Es destacable cómo, desde este punto de vista, desde mediados del siglo XX la biopolítica comienza a entramarse con una gubernamentalidad de tipo neoliberal: una noción de cuidados orientada a sostener la vida de individuos atomizados entendidos como capital humano cuyas capacidades el Estado debe sostener e incrementar, no en aras de un beneficio común, sino de la maximización de su potencial capaz de ser valorizados por el mercado. Ante ello surge la pregunta: ¿cómo podemos pensar un cuidado de la vida no neoliberal?

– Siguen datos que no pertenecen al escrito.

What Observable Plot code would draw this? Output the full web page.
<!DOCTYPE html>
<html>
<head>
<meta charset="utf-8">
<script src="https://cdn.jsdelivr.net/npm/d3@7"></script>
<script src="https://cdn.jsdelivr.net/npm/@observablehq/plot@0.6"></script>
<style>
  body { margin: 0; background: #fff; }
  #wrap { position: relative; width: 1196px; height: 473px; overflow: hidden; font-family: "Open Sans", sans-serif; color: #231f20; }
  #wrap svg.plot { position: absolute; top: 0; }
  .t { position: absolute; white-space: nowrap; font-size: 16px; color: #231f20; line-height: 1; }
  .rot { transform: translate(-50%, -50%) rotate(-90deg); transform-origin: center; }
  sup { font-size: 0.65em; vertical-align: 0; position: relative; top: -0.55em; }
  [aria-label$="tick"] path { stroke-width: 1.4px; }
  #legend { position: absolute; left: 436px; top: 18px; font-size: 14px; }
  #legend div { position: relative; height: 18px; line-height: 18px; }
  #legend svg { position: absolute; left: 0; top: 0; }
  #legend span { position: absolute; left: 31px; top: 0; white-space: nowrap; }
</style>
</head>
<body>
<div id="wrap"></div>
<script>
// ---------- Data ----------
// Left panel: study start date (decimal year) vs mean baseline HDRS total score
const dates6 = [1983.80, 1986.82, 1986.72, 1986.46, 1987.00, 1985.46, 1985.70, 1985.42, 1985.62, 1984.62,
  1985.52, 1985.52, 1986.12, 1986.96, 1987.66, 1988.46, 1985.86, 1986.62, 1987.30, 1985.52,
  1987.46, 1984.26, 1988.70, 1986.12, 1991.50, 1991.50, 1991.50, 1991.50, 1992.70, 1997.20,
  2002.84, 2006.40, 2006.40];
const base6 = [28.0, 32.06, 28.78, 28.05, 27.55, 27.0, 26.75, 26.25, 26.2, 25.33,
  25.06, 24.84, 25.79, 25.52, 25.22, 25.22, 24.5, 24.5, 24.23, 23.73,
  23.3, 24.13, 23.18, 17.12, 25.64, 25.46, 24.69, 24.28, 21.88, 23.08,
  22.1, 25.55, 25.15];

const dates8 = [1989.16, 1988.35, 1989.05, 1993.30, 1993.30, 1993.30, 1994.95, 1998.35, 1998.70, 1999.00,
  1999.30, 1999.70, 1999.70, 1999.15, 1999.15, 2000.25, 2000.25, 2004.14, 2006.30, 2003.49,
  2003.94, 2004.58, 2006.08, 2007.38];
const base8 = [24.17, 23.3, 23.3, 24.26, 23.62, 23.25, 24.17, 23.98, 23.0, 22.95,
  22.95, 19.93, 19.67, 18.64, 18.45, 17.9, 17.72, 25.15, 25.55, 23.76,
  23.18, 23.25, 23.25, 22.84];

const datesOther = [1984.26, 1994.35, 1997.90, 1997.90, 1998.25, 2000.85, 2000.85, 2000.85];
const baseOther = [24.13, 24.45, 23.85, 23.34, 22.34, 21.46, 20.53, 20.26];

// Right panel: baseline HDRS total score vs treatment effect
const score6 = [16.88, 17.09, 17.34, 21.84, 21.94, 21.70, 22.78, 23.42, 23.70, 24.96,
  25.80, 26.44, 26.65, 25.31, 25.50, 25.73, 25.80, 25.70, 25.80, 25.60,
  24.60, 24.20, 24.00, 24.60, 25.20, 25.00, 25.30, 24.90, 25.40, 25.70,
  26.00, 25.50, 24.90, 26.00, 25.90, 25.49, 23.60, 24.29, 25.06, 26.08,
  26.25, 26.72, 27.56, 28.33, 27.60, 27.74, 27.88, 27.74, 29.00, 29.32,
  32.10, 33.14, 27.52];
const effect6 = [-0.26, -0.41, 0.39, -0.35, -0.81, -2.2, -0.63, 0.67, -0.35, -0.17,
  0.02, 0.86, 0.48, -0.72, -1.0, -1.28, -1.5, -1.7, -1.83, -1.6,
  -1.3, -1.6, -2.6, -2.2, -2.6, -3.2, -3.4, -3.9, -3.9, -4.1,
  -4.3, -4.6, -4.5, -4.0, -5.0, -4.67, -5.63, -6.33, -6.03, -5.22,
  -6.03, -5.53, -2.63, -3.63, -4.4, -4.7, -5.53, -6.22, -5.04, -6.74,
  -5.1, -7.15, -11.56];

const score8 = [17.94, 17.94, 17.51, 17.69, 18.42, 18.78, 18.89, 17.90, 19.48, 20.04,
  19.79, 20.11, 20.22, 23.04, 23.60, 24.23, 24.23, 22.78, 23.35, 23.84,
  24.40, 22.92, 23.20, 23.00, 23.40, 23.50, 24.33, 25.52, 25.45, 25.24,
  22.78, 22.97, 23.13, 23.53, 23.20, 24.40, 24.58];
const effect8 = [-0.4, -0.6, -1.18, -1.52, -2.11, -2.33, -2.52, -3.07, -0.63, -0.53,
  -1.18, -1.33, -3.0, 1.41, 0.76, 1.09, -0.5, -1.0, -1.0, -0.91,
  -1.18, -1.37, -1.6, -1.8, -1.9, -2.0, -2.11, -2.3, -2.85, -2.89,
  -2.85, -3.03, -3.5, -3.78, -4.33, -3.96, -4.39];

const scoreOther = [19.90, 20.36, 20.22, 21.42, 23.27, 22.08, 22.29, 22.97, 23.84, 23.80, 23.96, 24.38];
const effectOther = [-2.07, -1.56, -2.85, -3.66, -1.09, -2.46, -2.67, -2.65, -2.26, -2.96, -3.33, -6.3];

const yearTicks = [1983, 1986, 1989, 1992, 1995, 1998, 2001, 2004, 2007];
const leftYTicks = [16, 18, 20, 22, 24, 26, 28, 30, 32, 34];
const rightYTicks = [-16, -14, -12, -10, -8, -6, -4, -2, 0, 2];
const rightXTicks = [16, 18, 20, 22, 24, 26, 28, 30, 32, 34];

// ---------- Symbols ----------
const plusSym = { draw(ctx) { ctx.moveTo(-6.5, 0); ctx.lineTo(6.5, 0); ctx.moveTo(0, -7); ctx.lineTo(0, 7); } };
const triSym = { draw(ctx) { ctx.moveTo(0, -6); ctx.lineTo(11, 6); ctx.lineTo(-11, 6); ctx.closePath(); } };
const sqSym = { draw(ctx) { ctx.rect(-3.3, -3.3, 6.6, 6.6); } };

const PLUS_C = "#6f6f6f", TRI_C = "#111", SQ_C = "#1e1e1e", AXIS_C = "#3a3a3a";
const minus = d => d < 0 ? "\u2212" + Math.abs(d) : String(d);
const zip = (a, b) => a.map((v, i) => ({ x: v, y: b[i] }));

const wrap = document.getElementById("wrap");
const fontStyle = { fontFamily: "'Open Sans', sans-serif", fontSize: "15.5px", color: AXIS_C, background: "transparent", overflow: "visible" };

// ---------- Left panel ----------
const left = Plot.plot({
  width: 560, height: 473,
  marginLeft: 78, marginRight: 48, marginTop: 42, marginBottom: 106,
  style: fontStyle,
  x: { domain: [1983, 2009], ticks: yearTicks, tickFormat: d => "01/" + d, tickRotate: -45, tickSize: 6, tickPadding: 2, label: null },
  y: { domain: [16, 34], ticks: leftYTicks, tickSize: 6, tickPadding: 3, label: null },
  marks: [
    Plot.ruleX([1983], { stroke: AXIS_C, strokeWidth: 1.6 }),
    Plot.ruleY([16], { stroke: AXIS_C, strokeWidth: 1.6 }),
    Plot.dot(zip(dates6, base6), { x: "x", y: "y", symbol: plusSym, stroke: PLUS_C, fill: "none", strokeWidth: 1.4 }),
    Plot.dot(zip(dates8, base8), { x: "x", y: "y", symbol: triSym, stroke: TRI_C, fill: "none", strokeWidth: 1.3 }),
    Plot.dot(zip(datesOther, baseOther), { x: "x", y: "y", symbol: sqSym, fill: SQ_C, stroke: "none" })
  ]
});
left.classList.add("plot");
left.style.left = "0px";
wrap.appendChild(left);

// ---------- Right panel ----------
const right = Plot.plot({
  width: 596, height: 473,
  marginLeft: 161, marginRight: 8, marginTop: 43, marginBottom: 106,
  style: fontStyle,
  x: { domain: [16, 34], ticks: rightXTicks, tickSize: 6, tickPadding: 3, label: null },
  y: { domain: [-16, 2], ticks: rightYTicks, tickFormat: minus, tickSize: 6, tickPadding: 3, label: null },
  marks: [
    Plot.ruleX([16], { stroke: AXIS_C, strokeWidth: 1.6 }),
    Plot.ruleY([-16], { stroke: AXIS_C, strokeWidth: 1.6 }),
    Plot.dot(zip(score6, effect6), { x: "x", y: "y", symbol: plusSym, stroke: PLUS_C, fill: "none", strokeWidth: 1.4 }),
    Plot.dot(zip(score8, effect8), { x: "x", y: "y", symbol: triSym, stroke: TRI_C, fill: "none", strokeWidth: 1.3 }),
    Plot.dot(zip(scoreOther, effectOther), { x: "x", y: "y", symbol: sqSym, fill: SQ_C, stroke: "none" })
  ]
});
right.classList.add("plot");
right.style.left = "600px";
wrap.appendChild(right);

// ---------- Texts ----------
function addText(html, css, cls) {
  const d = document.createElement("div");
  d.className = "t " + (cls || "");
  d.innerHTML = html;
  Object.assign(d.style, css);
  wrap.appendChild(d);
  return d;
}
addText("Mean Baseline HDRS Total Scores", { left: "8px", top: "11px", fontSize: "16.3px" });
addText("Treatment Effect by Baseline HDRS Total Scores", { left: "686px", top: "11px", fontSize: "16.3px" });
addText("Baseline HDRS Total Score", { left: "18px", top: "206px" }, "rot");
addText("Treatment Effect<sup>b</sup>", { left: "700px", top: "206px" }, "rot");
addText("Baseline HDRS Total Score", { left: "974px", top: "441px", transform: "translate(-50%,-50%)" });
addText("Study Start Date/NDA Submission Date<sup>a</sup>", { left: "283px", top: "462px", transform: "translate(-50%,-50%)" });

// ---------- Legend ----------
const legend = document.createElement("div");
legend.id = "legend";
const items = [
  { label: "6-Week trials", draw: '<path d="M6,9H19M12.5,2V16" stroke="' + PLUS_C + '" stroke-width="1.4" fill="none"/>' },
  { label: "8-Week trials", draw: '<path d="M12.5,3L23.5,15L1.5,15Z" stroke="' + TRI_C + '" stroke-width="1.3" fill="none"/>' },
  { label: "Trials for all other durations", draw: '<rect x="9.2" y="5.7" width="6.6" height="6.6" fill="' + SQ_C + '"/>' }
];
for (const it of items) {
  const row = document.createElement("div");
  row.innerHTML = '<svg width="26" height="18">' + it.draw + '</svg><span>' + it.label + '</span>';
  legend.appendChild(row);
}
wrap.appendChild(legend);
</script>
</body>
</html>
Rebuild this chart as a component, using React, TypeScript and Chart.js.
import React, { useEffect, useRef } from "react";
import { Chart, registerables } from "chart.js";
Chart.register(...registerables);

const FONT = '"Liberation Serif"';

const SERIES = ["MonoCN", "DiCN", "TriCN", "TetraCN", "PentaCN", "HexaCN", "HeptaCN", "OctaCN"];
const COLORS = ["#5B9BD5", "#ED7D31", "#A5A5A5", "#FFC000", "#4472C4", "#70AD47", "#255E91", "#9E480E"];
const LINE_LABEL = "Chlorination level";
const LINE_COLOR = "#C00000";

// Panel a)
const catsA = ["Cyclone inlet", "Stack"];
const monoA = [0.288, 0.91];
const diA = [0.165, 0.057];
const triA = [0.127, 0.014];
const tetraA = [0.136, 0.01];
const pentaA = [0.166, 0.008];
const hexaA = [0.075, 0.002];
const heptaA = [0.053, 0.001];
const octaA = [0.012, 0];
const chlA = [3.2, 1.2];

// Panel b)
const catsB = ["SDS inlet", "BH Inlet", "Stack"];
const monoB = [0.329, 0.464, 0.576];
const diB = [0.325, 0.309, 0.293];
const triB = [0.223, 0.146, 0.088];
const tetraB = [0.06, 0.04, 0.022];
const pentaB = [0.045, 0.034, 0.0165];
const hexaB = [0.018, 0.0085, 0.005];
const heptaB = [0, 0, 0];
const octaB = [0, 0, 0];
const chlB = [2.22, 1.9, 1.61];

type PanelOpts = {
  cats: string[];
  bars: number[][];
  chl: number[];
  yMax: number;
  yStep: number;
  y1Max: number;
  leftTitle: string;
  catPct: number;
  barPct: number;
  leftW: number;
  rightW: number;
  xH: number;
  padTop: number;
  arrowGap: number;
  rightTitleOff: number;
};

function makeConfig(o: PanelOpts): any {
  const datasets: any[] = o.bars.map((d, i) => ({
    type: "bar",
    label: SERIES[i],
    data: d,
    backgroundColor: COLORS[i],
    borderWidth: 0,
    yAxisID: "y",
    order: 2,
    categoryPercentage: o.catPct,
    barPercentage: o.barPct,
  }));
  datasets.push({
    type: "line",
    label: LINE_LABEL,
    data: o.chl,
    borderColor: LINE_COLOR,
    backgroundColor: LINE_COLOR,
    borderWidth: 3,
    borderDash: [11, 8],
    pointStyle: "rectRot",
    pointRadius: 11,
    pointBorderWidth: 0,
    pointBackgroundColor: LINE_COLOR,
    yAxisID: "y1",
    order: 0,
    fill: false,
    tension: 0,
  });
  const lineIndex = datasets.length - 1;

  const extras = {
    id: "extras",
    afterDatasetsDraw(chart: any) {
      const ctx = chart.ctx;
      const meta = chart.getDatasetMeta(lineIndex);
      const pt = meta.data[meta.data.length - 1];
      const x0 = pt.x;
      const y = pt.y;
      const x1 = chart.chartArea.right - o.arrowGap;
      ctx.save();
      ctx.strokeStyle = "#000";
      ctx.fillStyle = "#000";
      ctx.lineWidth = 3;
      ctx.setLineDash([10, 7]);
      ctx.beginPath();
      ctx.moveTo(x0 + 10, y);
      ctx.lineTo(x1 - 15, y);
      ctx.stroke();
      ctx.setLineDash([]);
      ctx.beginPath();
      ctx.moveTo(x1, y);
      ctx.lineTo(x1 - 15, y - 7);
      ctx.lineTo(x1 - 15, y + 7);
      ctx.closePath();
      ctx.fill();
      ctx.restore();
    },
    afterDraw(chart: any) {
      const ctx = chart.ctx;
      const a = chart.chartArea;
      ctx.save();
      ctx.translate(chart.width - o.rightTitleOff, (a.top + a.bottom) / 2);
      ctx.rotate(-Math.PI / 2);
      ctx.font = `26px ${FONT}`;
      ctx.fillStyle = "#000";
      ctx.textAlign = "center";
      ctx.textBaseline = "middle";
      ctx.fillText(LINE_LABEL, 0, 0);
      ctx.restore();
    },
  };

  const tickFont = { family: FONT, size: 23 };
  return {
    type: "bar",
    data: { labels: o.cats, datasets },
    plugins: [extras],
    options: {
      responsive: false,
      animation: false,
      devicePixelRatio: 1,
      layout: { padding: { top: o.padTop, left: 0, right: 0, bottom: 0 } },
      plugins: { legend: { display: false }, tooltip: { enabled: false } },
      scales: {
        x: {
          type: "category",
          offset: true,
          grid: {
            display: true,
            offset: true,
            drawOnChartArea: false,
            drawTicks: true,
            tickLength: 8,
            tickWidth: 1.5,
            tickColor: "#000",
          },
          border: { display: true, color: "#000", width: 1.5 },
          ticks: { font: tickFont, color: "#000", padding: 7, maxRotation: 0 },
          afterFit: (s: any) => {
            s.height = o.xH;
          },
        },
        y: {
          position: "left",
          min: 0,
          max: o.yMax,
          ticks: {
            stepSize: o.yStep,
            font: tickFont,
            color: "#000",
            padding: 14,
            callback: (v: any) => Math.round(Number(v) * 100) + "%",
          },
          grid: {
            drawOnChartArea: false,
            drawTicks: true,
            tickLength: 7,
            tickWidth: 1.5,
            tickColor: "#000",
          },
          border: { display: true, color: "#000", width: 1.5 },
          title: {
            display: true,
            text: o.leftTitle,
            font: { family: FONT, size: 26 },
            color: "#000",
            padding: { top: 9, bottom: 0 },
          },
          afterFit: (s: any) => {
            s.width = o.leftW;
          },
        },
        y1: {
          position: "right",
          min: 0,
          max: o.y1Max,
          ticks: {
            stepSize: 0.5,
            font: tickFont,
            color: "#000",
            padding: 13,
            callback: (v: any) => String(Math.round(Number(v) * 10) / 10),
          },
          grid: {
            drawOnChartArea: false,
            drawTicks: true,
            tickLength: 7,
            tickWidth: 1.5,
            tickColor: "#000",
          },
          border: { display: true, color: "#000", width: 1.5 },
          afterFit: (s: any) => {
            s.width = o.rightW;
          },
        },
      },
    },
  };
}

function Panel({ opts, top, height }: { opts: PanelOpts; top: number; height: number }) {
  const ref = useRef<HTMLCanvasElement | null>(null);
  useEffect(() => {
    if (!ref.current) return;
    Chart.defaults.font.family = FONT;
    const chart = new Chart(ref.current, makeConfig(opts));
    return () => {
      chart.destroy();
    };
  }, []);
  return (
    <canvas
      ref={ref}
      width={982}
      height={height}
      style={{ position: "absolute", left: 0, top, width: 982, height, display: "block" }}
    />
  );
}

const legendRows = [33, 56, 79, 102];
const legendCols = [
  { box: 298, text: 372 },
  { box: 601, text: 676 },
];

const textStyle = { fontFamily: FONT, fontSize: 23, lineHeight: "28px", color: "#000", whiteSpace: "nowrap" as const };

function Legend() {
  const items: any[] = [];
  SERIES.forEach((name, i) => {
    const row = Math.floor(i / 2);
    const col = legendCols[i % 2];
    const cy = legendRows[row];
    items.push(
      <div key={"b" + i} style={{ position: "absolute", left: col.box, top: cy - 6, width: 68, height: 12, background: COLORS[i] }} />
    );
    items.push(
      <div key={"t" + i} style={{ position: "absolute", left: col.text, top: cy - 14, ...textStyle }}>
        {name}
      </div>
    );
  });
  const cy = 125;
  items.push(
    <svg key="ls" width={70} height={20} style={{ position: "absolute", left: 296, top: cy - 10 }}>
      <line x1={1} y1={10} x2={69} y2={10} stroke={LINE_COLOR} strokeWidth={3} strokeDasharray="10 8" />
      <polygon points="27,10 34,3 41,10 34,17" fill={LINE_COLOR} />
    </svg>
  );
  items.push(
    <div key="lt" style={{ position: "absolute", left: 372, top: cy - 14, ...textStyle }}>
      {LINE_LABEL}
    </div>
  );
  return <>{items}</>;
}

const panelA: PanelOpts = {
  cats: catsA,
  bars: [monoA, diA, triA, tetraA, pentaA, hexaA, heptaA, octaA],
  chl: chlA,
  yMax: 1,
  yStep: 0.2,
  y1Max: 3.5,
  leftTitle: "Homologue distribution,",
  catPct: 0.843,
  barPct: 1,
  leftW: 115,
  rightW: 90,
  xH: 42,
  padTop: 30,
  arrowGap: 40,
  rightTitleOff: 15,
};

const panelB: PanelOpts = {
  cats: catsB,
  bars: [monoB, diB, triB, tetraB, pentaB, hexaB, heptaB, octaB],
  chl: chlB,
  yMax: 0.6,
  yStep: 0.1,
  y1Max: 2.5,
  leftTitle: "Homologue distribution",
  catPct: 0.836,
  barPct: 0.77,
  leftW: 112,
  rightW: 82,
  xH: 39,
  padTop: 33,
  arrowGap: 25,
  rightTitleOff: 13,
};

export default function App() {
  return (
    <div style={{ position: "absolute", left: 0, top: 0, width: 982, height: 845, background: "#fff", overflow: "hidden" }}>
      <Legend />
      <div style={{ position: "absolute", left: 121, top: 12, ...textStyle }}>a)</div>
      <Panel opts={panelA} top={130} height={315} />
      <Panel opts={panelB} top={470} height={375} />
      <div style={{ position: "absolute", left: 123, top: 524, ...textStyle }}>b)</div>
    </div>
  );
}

Al respecto, podemos rescatar algunos elementos interesantes: en primer lugar, la centralidad de promover una biopolítica afirmativa, una política de la vida en la que los seres vivientes pongan sus propias normas como referencia constante de un derecho ajustado a las necesidades de todos y de cada uno (Esposito, 2016). Y ello, claro está, asociado a una noción de comunidad capaz de trascender la atomización: una comunidad entendida como el movimiento de ruptura de fronteras y atravesamiento interindividual que permite construir un nosotros que exceda el agregamiento de partes. Esto se vincula, asimismo, con el imperativo de propiciar lo que Mouffe (2018) llama una ciudadanía democrática radical, una gramática de la conducta orientada a la extensión de los principios ético-políticos de libertad e igualdad en una amplia gama de relaciones sociales, que permite tensionar con el fuerte proceso de desdemocratización neoliberal reseñado por Wendy Brown (2017). Finalmente, a ello hay que añadir el movimiento ranciereano que haría posible incluir, como parte de la comunidad política, al mundo natural, dando paso a lo que Donna Haraway denominará Chthuluceno: una forma de entender el mundo en que seres humanos y no humanos nos entramemos complejamente a fin de dar respuesta al vital problema de vivir y morir juntos dignamente en una tierra profundamente herida.

[…]

Si bien de la pandemia no “salimos mejores”, la crisis es de tal profundidad que obliga a problematizar y discutir tópicos que se habían desplazado del centro del campo científico y la discusión académica, o que directamente no existían. El capitalismo financiarizado, por caso, ha vuelto al núcleo de la discusión, como así también la operatoria de nuevas formas de exclusión, desigualdad y dominación. En este marco, esperamos que los textos que siguen abonen a la complejización del pensamiento y la búsqueda colectiva de caminos de cuestionamiento y transformación del mundo, hacia formas de existencia más sustentables, justas e igualitarias.

El presente es un extracto del prólogo a Las pandemias del neoliberalismo / Lucas Bruno … [et al.]; compilación de Lucas Bruno; María Luz Ruffini. – 1a ed – Córdoba : Centro de Estudios Avanzados, 2022.